Studio album by Juanes
- Released: 28 May 2021
- Genre: Latin pop
- Length: 45:08
- Language: Spanish
- Label: Universal Music Latino
- Producer: Juanes; Sebastian Krys;

Juanes chronology
| Más futuro que pasado (2019) | Origen (2021) | Vida Cotidiana (2023) |

Singles from Origen
- "El Amor Después Del Amor" Released: 8 April 2021;

= Origen (album) =

Origen (transl. Origin), is the ninth studio album by Colombian musician Juanes. It was released on 28 May 2021 through Universal Music. The album is composed of twelve cover versions of songs by different artists, sung in both English and Spanish.

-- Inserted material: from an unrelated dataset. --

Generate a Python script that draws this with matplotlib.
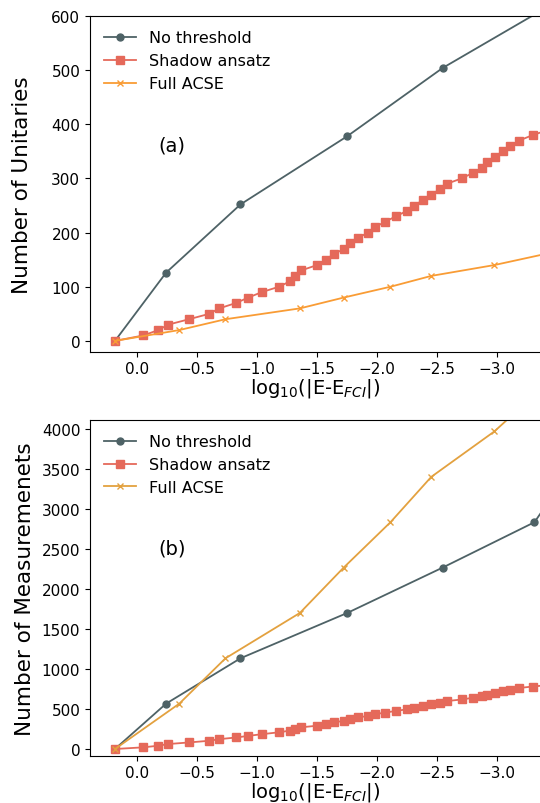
import matplotlib.pyplot as plt
import numpy as np

# 数据 (log10 误差, 从参考图读出)
nt_x = [0.186, -0.24, -0.86, -1.75, -2.545, -3.6]
nt_unitaries = [0, 126, 252, 378, 504, 640]
nt_x_meas = [0.186, -0.24, -0.86, -1.75, -2.545, -3.31, -3.5]
nt_meas = [0, 567, 1134, 1701, 2268, 2835, 3250]

sh_x = [0.186, -0.05, -0.175, -0.258, -0.431, -0.6, -0.683, -0.823, -0.925, -1.037,
        -1.181, -1.273, -1.314, -1.364, -1.498, -1.57, -1.637, -1.723, -1.773, -1.842,
        -1.92, -1.983, -2.064, -2.156, -2.245, -2.306, -2.383, -2.445, -2.523, -2.578,
        -2.703, -2.795, -2.87, -2.912, -2.981, -3.045, -3.106, -3.183, -3.295, -3.43]
sh_unitaries = [0, 10, 20, 30, 40, 50, 60, 70, 80, 90,
                100, 110, 120, 130, 140, 150, 160, 170, 180, 190,
                200, 210, 220, 230, 240, 250, 260, 270, 280, 290,
                300, 310, 320, 330, 340, 350, 360, 370, 380, 390]
sh_meas = [0, 21, 41, 62, 82, 103, 123, 144, 164, 185,
           209, 230, 250, 271, 291, 312, 332, 353, 373, 394,
           414, 435, 455, 476, 496, 517, 537, 558, 578, 599,
           619, 640, 660, 681, 701, 722, 742, 763, 781, 800]

fa_x = [0.186, -0.35, -0.735, -1.355, -1.72, -2.11, -2.45, -2.975, -3.39]
fa_unitaries = [0, 20, 40, 60, 80, 100, 120, 140, 160]
fa_meas = [0, 567, 1134, 1701, 2268, 2835, 3402, 3969, 4536]

labels = ['No threshold', 'Shadow ansatz', 'Full ACSE']
c_nt = '#4e6266'
c_sh = '#e5695a'
c_fa_top = '#f99c35'
c_fa_bot = '#e3a13f'

fig = plt.figure(figsize=(5.4, 8.04), dpi=100)
ax1 = fig.add_axes([0.1667, 0.5613, 0.8333, 0.4176])
ax2 = fig.add_axes([0.1667, 0.0588, 0.8333, 0.4179])

xlabel = r'log$_{10}$(|E-E$_{FCI}$|)'

# (a) 酉算符数
ax1.plot(nt_x, nt_unitaries, '-o', color=c_nt, lw=1.3, ms=5, label=labels[0])
ax1.plot(sh_x, sh_unitaries, '-s', color=c_sh, lw=1.3, ms=5.5, label=labels[1])
ax1.plot(fa_x, fa_unitaries, '-x', color=c_fa_top, lw=1.3, ms=5, mew=1.0, label=labels[2])
ax1.set_xlim(0.394, -3.356)
ax1.set_ylim(-20, 600)
ax1.set_yticks(np.arange(0, 601, 100))
ax1.set_xticks([0.0, -0.5, -1.0, -1.5, -2.0, -2.5, -3.0])
ax1.set_xlabel(xlabel, fontsize=14, labelpad=0)
ax1.set_ylabel('Number of Unitaries', fontsize=15.5, labelpad=14)
ax1.text(0.182, 0.616, '(a)', transform=ax1.transAxes, fontsize=14, ha='center', va='center')
ax1.legend(loc='upper left', frameon=False, fontsize=11.5)

# (b) 测量数
ax2.plot(nt_x_meas, nt_meas, '-o', color=c_nt, lw=1.3, ms=5, label=labels[0])
ax2.plot(sh_x, sh_meas, '-s', color=c_sh, lw=1.3, ms=5.5, label=labels[1])
ax2.plot(fa_x, fa_meas, '-x', color=c_fa_bot, lw=1.3, ms=5, mew=1.0, label=labels[2])
ax2.set_xlim(0.394, -3.356)
ax2.set_ylim(-84, 4116)
ax2.set_yticks(np.arange(0, 4001, 500))
ax2.set_xticks([0.0, -0.5, -1.0, -1.5, -2.0, -2.5, -3.0])
ax2.set_xlabel(xlabel, fontsize=14, labelpad=0)
ax2.set_ylabel('Number of Measuremenets', fontsize=15.5, labelpad=5)
ax2.text(0.182, 0.618, '(b)', transform=ax2.transAxes, fontsize=14, ha='center', va='center')
ax2.legend(loc='upper left', frameon=False, fontsize=11.5)

for ax in (ax1, ax2):
    ax.spines['right'].set_visible(False)
    ax.tick_params(labelsize=11)

plt.savefig('out.png', dpi=100)
plt.close()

This album won Best Pop/Rock Album at the 22nd Annual Latin Grammy Awards and Best Latin Rock or Alternative Album at the 64th Annual Grammy Awards.

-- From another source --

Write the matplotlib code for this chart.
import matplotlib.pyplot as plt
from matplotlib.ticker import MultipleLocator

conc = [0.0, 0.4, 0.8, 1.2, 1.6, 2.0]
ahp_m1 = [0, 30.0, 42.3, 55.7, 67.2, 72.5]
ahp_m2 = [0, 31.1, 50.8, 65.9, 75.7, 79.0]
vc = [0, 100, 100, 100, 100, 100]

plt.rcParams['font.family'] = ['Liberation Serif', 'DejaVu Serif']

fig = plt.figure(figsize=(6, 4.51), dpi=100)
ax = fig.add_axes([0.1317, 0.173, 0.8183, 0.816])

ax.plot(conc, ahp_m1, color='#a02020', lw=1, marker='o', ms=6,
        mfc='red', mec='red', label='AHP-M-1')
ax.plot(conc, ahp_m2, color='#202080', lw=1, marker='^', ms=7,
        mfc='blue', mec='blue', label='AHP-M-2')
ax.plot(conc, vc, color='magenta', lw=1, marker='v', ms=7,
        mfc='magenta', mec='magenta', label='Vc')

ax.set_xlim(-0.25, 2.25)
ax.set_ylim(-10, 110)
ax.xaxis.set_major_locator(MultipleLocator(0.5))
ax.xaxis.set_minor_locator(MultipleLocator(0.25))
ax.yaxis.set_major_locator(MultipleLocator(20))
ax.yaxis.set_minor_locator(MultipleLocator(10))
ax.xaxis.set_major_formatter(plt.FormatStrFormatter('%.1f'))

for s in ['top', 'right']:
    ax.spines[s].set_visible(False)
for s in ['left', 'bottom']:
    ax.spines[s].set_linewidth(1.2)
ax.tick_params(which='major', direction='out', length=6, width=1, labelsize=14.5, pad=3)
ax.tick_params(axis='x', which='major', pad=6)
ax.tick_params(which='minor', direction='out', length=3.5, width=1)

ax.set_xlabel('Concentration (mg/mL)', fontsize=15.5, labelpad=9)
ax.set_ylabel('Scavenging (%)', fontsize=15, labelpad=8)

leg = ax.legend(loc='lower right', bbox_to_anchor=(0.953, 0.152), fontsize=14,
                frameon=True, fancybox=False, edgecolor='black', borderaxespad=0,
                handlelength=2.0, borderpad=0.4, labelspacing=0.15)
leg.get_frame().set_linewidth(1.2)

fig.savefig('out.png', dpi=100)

==Background and singles==
The production of the album started in late 2019, while the recording took place in 2020. The project consisted of twelve versions of songs that influenced the childhood and teenage years of the singer, according to Juanes: "Origen is my personal tribute to several of those artists and songs that influenced me before my solo career".

The first single of the album was a cover of the 1992 song "El amor después del amor" by the Argentine singer Fito Páez. The single was released on 10 April 2021 and was performed at the Latin American Music Awards of 2021.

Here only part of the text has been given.